The Pillow Mountain site is above the harbor and the turbines had to come through town, requiring removal of poles and light fixtures because of size of the pieces being moved.

“The community turned out and watched — it was like a big parade — and watched all of these work their way up the mountain,” he said.

The wind turbines came in on a barge and the transportation cost per unit was “tremendous,” Acarregui said.

The towers came in three sections, along with the blades and nacelle; assembly required a 440-ton crane which was brought in from Wyoming in boxcars and reassembled.

Three 1.5-megawatt wind towers were installed.

The blade length is 122 feet and startup speed is 8 miles per hour, with shutdown at 55 mph.

What does this mean for KEA rates? While residential rates in the United States have increased steadily since 2000 — a total increase of 41.75 percent — KEA’s rates have decreased by 4.75 percent.

And for the future, additional turbines are planned at Terror Lake, which has two 10-megawatt turbines now, and then three more wind turbines.

Focus on foundations

Jim St.
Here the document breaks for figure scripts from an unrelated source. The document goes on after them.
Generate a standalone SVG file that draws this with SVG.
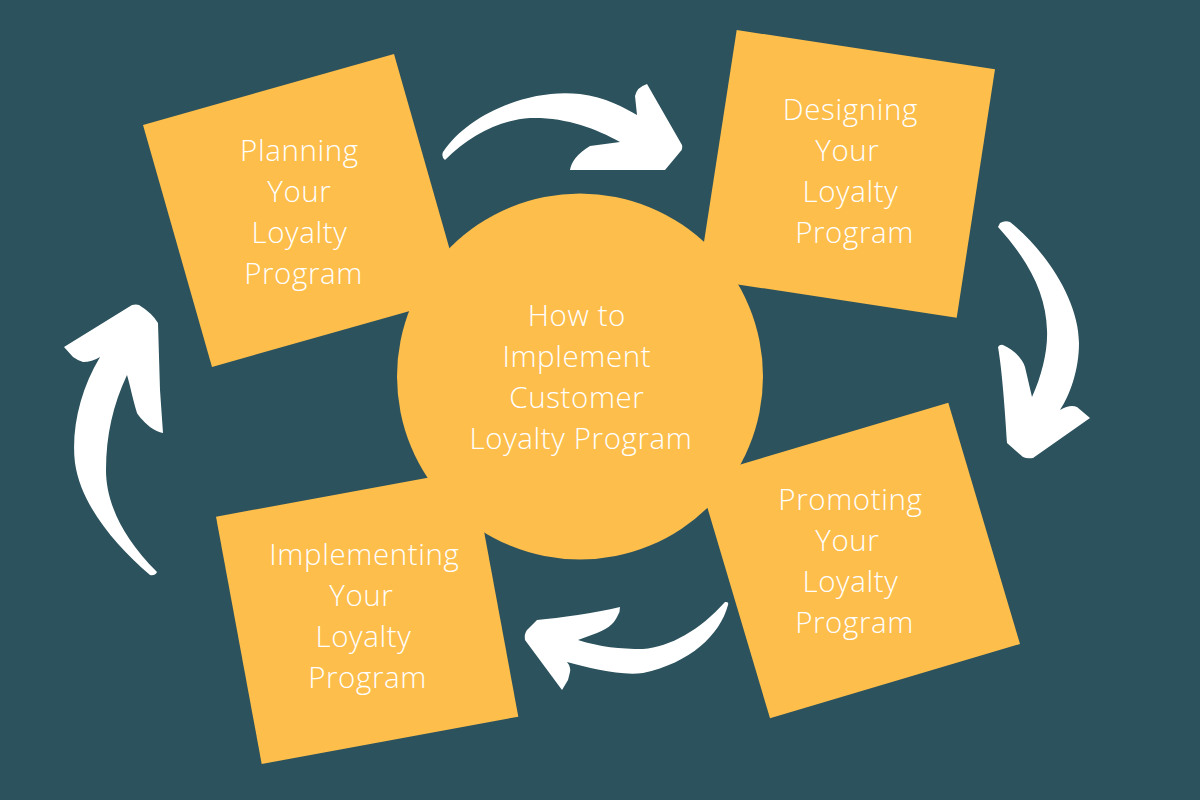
<svg xmlns="http://www.w3.org/2000/svg" width="1200" height="800" viewBox="0 0 1200 800">
  <style>
    .bg { fill: #2B525D; }
    .card { fill: #FDBE4B; }
    .arrow { fill: #FFFFFF; }
    .label { font-family: "Open Sans", "Liberation Sans", sans-serif; font-size: 29.5px; font-weight: 360; letter-spacing: 0.6px; fill: #FFFFFF; text-anchor: middle; }
  </style>
  <rect class="bg" x="0" y="0" width="1200" height="800"/>

  <g id="node-planning">
    <polygon class="card" points="143,125 394,54 463,296 212,367"/>
    <text class="label">
      <tspan x="303.5" y="161">Planning</tspan>
      <tspan x="303.5" y="202">Your</tspan>
      <tspan x="303.5" y="243">Loyalty</tspan>
      <tspan x="303.5" y="284">Program</tspan>
    </text>
  </g>

  <g id="node-designing">
    <polygon class="card" points="736.7,30 995,69.3 956.7,317.7 698.4,278.4"/>
    <text class="label">
      <tspan x="854.5" y="120">Designing</tspan>
      <tspan x="851.5" y="161">Your</tspan>
      <tspan x="854.5" y="202">Loyalty</tspan>
      <tspan x="854.5" y="243">Program</tspan>
    </text>
  </g>

  <g id="node-promoting">
    <polygon class="card" points="698.3,477 948.3,402.7 1020,644 770,718.3"/>
    <text class="label">
      <tspan x="854.5" y="510">Promoting</tspan>
      <tspan x="851.5" y="551">Your</tspan>
      <tspan x="854.5" y="592">Loyalty</tspan>
      <tspan x="854.5" y="633">Program</tspan>
    </text>
  </g>

  <g id="node-implementing">
    <polygon class="card" points="216,516.7 472.6,469.4 518.3,716.7 261.7,764"/>
    <text class="label">
      <tspan x="368.5" y="565">Implementing</tspan>
      <tspan x="365.5" y="606">Your</tspan>
      <tspan x="367.5" y="647">Loyalty</tspan>
      <tspan x="367.5" y="688">Program</tspan>
    </text>
  </g>

  <g id="node-center">
    <circle class="card" cx="580" cy="376.5" r="183"/>
    <text class="label">
      <tspan x="581" y="326">How to</tspan>
      <tspan x="581" y="367">Implement</tspan>
      <tspan x="581" y="408">Customer</tspan>
      <tspan x="581" y="449">Loyalty Program</tspan>
    </text>
  </g>

  <g id="connectors">
    <path class="arrow" d="M443,152 C468,114 530,88 580,94 C605,97 625,108 637,115 L635,96 Q637,87 647,84 L682,145 Q683,150 680,152 L665,170 L570,170 Q572,157 590,146 L620,142 C595,128 565,117 530,118 C500,120 470,135 445,160 Q441,157 443,152 Z"/>
    <path class="arrow" d="M1000,223 Q1005,220 1010,222 C1045,250 1079,300 1079,343 C1079,370 1070,395 1060,410 Q1070,404 1077,407 L1090,418 L1033,458 Q1027,459 1023,457 L1007,443 C1005,410 1002,370 998,347 Q1000,344 1003,345 C1015,350 1023,360 1025,367 L1032,397 C1042,375 1048,350 1047,330 C1046,295 1030,262 998,227 Z"/>
    <path class="arrow" d="M726,602 Q729,602 728,605 C720,635 690,663 643,673 C620,676 590,668 567,662 Q571,667 570,672 L568,680 L562,690 L525,640 Q524,634 527,630 L537,620 C560,618 595,613 620,607 Q620,612 618,615 C615,622 610,628 597,633 L578,640 C600,647 620,649 643,649 C670,647 700,630 725,602 Z"/>
    <path class="arrow" d="M157,572 Q155,576 150,575 C115,545 81,505 75,463 C71,430 80,390 100,357 Q92,362 83,362 Q77,360 73,357 L64,347 L132,305 Q136,304 139,305 Q152,313 158,323 L160,390 L163,433 Q157,432 150,427 C142,420 138,415 137,413 C133,400 130,385 127,375 C113,405 106,435 106,470 C106,500 120,535 157,572 Z"/>
  </g>
</svg>
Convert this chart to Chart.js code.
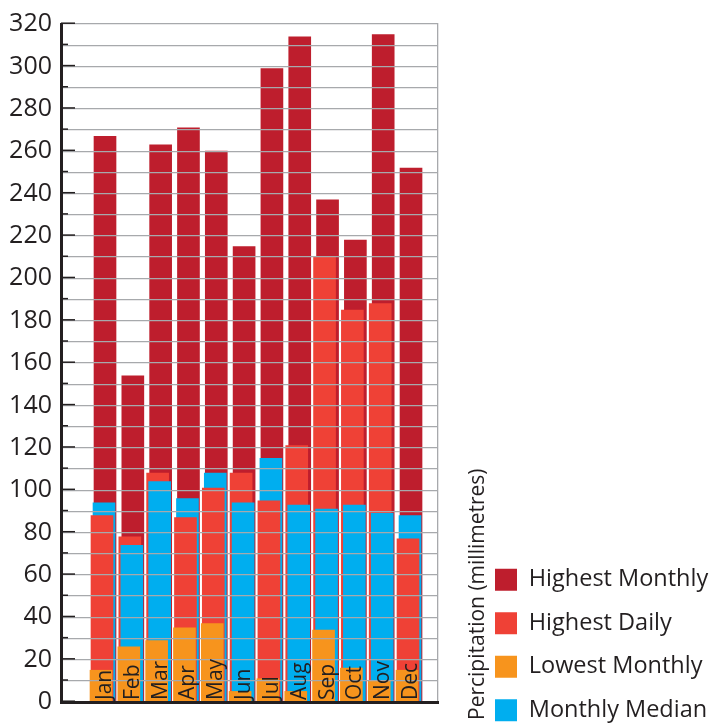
<!DOCTYPE html>
<html>
<head>
<meta charset="utf-8">
<script src="https://cdn.jsdelivr.net/npm/chart.js@4/dist/chart.umd.min.js"></script>
<style>
  html, body { margin: 0; padding: 0; background: #ffffff; }
  #wrap { width: 712px; height: 726px; }
</style>
</head>
<body>
<div id="wrap"><canvas id="c" width="712" height="726"></canvas></div>
<script>
// ---- data ----
const months = ['Jan', 'Feb', 'Mar', 'Apr', 'May', 'Jun', 'Jul', 'Aug', 'Sep', 'Oct', 'Nov', 'Dec'];
const highestMonthly = [267, 154, 263, 271, 260, 215, 299, 314, 237, 218, 315, 252];
const highestDaily   = [88, 78, 108, 87, 101, 108, 95, 121, 210, 185, 188, 77];
const lowestMonthly  = [15, 26, 29, 35, 37, 5, 11, 5, 34, 16, 10, 15];
const monthlyMedian  = [94, 74, 104, 96, 108, 94, 115, 93, 91, 93, 89, 88];
const seriesNames = ['Highest Monthly', 'Highest Daily', 'Lowest Monthly', 'Monthly Median'];
const yAxisTitle = 'Percipitation (millimetres)';
const yMin = 0, yMax = 320, yStep = 10, yLabelStep = 20;

// ---- styles ----
const colors = ['#be1e2d', '#ef4136', '#f7941d', '#00aeef'];
const barShift = [0, -3, -4, -1];          // small horizontal offset per series (px)
const ink = '#231f20';
const gridGray = '#a7a9ac';
const FONT = "'Open Sans', 'Noto Sans', sans-serif";

const seriesValues = [highestMonthly, highestDaily, lowestMonthly, monthlyMedian];
const datasets = seriesValues.map((vals, d) => ({
  label: seriesNames[d],
  data: months.map((m, i) => ({ x: i, y: vals[i] })),
  backgroundColor: colors[d],
  borderWidth: 0,
  barThickness: 22,
  grouped: false
}));

// draw bars per month, tallest at the back, smallest in front
const layeredBars = {
  id: 'layeredBars',
  beforeDatasetsDraw(chart) {
    const ctx = chart.ctx, a = chart.chartArea;
    const items = [];
    chart.data.datasets.forEach((ds, d) => {
      if (!chart.isDatasetVisible(d)) return;
      chart.getDatasetMeta(d).data.forEach((el, i) => items.push({ el, i, d, v: ds.data[i].y }));
    });
    items.sort((p, q) => (p.i - q.i) || (q.v - p.v));
    ctx.save();
    ctx.beginPath();
    ctx.rect(a.left - 6, a.top, a.right - a.left + 6, a.bottom - a.top);
    ctx.clip();
    items.forEach(it => {
      ctx.save();
      ctx.translate(barShift[it.d], 0);
      it.el.draw(ctx);
      ctx.restore();
    });
    ctx.restore();
    return false;
  }
};

// inward tick marks, month labels, axis title, legend placement
const decorations = {
  id: 'decorations',
  afterLayout(chart) {
    const lg = chart.legend;
    if (lg) {
      lg.left = 475; lg.right = chart.width;
      lg.top = 0; lg.bottom = 742;
      lg.width = lg.right - lg.left; lg.height = lg.bottom - lg.top;
    }
  },
  afterDraw(chart) {
    const ctx = chart.ctx, a = chart.chartArea;
    const ys = chart.scales.y, xs = chart.scales.x;
    ctx.save();
    ctx.strokeStyle = ink;
    ctx.lineWidth = 1.5;
    for (let v = yMin; v <= yMax; v += yStep) {
      const y = ys.getPixelForValue(v) - 0.8;
      const len = (v % yLabelStep === 0) ? 14 : 7;
      ctx.beginPath();
      ctx.moveTo(a.left, y);
      ctx.lineTo(a.left + len, y);
      ctx.stroke();
    }
    ctx.fillStyle = ink;
    ctx.font = '21px ' + FONT;
    ctx.textAlign = 'left';
    ctx.textBaseline = 'middle';
    months.forEach((m, i) => {
      const x = xs.getPixelForValue(i);
      ctx.save();
      ctx.translate(x, a.bottom - 2);
      ctx.rotate(-Math.PI / 2);
      ctx.fillText(m, 0, 0);
      ctx.restore();
    });
    ctx.font = '21px ' + FONT;
    ctx.save();
    ctx.translate(478, 720);
    ctx.rotate(-Math.PI / 2);
    ctx.fillText(yAxisTitle, 0, 0);
    ctx.restore();
    ctx.restore();
  }
};

new Chart(document.getElementById('c'), {
  type: 'bar',
  data: { labels: months, datasets },
  plugins: [layeredBars, decorations],
  options: {
    responsive: false,
    devicePixelRatio: 1,
    animation: false,
    events: [],
    layout: { padding: { top: 23, left: 0, right: 0, bottom: 0 } },
    scales: {
      x: {
        type: 'linear',
        offset: false,
        bounds: 'ticks',
        min: -1.582,
        max: 11.97,
        ticks: { display: false },
        grid: { display: false, drawTicks: false, offset: false },
        border: { display: true, color: ink, width: 3, z: 2 },
        afterFit(s) { s.height = 7; }
      },
      y: {
        min: yMin,
        max: yMax,
        ticks: {
          stepSize: yStep,
          autoSkip: false,
          padding: 9,
          color: ink,
          font: { family: FONT, size: 25 },
          callback: v => (v % yLabelStep === 0 ? String(v) : '')
        },
        grid: { color: gridGray, lineWidth: 1.2, drawTicks: false, z: 1 },
        border: { display: true, color: ink, width: 3, z: 2 },
        afterFit(s) { s.width = 61; }
      },
      y2: {
        type: 'linear',
        position: 'right',
        display: true,
        ticks: { display: false },
        grid: { display: false, drawTicks: false },
        border: { display: true, color: gridGray, width: 1.3 },
        afterFit(s) {
          const lw = s.chart.legend ? s.chart.legend.width : 0;
          s.width = Math.max(0, s.chart.width - 438 - lw);
        }
      }
    },
    plugins: {
      legend: {
        display: true,
        position: 'right',
        align: 'end',
        labels: {
          boxWidth: 22,
          boxHeight: 22,
          padding: 20,
          color: ink,
          font: { family: FONT, size: 23.5 }
        }
      },
      tooltip: { enabled: false }
    }
  }
});
</script>
</body>
</html>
George, owner and founder of STG Inc., has been involved in heavy construction projects across Alaska for more than 30 years.

STG does infrastructure all over the state, St. George told the Clean Energy conference. Discussing costs on a typical wind project, he said “a large percentage of the cost goes into turbine procurement and things that are really out of our control.”

When it comes to wind projects, he said STG believes it’s “more about foundations and infrastructure interties” which account for about 90 percent of the work. The turbine install, the actually raising of the wind turbine, is a small percentage of the work, St. George said.

But of course what you see is pictures of the turbine being raised into place.

“People don’t want to look at pictures of guys digging holes in the ground and tying rebar — but the reality is that’s a huge part of that,” he said.

Illustrating with time lapse photography of one project, St. George said you see roads being built, and foundations being dug and eventually toward the end there’s a crane on site and then the turbine install right at the end.

Costs variable

Costs vary due to the machine installed, but also are based on a lot of other circumstances, he said, such as transportation.

“Keep in mind, there’s no roads anywhere we work — it’s all barge or it’s airplane supported.”

If other infrastructure is being built at the same time, some of the cost can be spread, he said.

STG can’t control costs such as turbine procurement and interconnect costs. St. George said STG feels it has some control over about 45 percent of the project cost.

And the biggest part of what the company has some control over is the foundation.

On different projects the foundations are controlled by ground conditions, which vary from permafrost to bog to unconsolidated overburden, he said.

There are a whole range of different foundations, St. George said, and foundations have evolved over time.

While costs vary with foundation conditions, in general foundation costs have been driven down about 50 percent over time, he said.